Quatrième de couverture
:
Mars 1912, l'Europe et une partie de l'Angleterre
disparaissent subitement, remplacés par un continent à la
faune et à la flore non terrestres que l'on ne tarde pas à
nommer la Darwinie. Pour l'enfant Guildford Law, cette tragédie
n'est ni un miracle ni une punition divine, mais plutôt une énigme
que la science pourra un jour résoudre. C'est fort de cette certitude
qu'il sacrifie tout pour faire partie de la première grande expédition
d'exploration destinée à s'enfoncer au coeur du continent
inconnu. Là de mort violente en mort violente, tous les dangers
et tous les secrets de la Darwinie lui seront révélés.
Nominé au prestigieux prix Hugo en 1999,
est une oeuvre d'une rare ambition, d'ores et déjà appelée
à devenir un classique, qui nous ramène à l'époque
où les savants étaient explorateurs et aventuriers.

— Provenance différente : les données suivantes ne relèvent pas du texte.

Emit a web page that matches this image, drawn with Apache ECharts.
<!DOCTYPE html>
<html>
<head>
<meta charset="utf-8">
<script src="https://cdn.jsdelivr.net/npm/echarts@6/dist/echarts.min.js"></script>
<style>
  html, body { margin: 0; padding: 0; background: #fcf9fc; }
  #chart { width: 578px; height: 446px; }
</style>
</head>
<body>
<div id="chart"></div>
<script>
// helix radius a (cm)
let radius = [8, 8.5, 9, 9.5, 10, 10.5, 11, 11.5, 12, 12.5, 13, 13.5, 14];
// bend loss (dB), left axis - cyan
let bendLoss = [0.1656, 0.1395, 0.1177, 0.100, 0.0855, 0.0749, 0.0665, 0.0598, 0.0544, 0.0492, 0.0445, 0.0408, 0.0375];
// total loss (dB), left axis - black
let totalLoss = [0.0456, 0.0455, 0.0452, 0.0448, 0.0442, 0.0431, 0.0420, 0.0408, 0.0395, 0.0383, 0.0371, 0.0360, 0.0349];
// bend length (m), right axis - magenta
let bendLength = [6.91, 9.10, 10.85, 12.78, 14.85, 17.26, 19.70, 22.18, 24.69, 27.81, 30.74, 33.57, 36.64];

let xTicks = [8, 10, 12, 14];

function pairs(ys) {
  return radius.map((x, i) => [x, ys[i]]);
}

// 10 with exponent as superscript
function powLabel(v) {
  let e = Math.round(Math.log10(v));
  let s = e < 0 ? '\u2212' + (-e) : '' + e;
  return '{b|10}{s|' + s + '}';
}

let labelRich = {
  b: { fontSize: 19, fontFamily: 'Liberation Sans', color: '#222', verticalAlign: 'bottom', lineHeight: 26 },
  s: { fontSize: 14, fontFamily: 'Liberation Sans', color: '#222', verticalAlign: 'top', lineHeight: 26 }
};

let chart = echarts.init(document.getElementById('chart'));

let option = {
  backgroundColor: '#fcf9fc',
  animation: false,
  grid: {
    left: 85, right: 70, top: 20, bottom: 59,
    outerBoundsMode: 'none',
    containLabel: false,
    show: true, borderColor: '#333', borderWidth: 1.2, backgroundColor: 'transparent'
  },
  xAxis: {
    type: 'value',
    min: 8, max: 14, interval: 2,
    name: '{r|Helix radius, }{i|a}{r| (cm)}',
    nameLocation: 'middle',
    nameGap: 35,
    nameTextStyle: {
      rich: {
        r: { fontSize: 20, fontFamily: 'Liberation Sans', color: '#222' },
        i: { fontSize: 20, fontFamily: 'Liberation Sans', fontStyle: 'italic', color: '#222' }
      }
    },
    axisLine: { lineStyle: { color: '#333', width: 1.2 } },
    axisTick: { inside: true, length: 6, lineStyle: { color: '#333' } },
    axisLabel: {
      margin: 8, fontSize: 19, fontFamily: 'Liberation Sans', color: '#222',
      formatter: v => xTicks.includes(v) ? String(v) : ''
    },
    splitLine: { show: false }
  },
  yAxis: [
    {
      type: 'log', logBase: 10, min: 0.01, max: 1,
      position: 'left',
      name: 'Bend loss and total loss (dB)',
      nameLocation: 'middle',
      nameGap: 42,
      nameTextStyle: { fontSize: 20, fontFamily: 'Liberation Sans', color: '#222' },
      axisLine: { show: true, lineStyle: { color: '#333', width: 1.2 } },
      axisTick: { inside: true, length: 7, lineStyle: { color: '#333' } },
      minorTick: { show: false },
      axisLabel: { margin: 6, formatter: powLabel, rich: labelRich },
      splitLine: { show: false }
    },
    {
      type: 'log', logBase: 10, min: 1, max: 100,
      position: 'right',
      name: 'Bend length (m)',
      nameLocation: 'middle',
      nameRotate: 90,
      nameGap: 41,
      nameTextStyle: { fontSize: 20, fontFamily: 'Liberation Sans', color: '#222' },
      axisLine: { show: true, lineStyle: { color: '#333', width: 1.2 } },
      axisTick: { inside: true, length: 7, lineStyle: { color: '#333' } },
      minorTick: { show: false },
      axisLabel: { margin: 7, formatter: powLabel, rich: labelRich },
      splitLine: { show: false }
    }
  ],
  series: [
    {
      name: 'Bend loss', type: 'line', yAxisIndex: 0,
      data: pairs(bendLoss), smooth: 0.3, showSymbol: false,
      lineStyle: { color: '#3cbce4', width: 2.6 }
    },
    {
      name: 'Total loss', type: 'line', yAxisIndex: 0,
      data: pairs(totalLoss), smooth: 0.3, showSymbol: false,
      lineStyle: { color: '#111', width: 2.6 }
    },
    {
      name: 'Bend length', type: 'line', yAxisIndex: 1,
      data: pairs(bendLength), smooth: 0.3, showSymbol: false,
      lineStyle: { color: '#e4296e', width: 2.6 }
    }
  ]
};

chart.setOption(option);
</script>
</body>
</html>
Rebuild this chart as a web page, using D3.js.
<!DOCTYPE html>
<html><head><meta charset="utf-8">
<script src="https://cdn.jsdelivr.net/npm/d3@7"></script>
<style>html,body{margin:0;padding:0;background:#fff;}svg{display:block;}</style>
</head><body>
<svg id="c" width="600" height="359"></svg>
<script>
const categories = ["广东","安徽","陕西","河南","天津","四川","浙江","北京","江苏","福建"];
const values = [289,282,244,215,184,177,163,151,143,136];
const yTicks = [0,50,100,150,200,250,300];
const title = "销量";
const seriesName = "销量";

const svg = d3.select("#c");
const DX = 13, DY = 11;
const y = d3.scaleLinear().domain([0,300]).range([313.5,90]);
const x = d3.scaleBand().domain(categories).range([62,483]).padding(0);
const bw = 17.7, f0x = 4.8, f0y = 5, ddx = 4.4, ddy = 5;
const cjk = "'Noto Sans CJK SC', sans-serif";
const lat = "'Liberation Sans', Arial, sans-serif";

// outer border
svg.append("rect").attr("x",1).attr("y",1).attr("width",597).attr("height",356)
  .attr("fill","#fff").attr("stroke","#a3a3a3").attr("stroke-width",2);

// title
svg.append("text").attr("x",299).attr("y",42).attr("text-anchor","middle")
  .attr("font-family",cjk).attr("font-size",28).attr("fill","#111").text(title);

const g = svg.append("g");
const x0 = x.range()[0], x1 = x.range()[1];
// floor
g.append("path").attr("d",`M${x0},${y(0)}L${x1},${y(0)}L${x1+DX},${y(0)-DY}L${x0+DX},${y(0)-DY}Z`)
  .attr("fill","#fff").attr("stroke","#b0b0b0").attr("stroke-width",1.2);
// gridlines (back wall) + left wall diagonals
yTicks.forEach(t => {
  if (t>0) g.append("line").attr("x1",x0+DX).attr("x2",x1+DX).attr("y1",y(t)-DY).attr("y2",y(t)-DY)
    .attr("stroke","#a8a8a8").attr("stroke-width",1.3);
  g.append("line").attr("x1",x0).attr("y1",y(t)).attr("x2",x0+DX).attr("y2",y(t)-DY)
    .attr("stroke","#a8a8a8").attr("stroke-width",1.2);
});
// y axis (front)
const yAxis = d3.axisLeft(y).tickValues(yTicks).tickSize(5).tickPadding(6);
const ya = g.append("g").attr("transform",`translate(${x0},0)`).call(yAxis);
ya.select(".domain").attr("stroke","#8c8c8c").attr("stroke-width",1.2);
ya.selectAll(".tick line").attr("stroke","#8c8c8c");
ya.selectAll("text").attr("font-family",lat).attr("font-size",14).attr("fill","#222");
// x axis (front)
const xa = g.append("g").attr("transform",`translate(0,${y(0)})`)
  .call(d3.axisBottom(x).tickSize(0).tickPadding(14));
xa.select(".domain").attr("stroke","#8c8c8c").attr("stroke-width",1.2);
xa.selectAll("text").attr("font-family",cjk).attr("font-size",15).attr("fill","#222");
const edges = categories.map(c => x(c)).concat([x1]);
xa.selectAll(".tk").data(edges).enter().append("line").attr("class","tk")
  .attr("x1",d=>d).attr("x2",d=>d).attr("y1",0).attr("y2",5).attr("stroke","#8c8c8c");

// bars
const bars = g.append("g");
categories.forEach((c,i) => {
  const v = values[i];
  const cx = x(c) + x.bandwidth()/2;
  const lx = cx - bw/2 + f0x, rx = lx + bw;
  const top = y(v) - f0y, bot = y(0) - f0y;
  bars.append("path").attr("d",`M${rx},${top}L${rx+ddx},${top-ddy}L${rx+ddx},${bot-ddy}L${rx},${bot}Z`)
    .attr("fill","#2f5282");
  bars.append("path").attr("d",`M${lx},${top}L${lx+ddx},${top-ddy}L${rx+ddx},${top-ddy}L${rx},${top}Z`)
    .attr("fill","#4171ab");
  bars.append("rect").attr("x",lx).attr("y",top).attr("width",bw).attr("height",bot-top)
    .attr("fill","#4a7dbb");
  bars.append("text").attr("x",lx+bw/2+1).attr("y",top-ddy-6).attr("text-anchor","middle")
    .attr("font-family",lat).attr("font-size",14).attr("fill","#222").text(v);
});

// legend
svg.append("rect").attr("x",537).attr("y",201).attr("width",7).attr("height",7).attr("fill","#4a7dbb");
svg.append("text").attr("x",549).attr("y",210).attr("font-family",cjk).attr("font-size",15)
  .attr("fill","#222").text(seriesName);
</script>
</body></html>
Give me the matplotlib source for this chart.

Robert Charles Wilson, d'origine américaine
mais vivant depuis longtemps au Canada, est né en 1953. Son livre
Mysterium,
récompensé par le Philip K. Dick Award, a eu un succès
considérable en France. Parmi ses autres livres on citera Le
Vaisseau des voyageurs et Les Fils
du vent. |
Critique
Telle que l'annoncent illustration et quatrième de
couverture, le propos est déjà intéressant. Le remplacement de toute vie en
Europe, un jour de 1912, l'année du Titanic, par une faune et une flore
extraterrestres, et la lente exploration de ce monde. Avec ses baraques
installées là où s'étendait Londres ou ses fragiles implantations
continentales rappelant les factoreries curwoodiennes, Wilson renverse les
histoires de notre pré-adolescence, situées dans l'Ouest sauvage ou le Grand
Nord. Il fait aussi référence, de façon appuyée, aux romans martiens de
Burroughs, et, implicitement, à Lovecraft, entre dieux chitineux et cité
perdue non-humaine. Ce ne serait déjà pas mal, et ferait tout à fait bonne
figure dans l'actuelle floraison de livres ancrés dans un avant-1914 (cf. dans
ce même numéro, la critique des Chemins de l'espace, de Colin Greenland
— où on retrouve Mars). Il ne s'agit pas de steampunk à proprement
parler, mais on savoure le dépoussiérage des romans d'antan, entre exercice de
style et hommage aux grands anciens. Les petites madeleines sont garanties à
tous les étages, l'aventure aussi.
On devrait s'arrêter là. Ne pas parler de la suite.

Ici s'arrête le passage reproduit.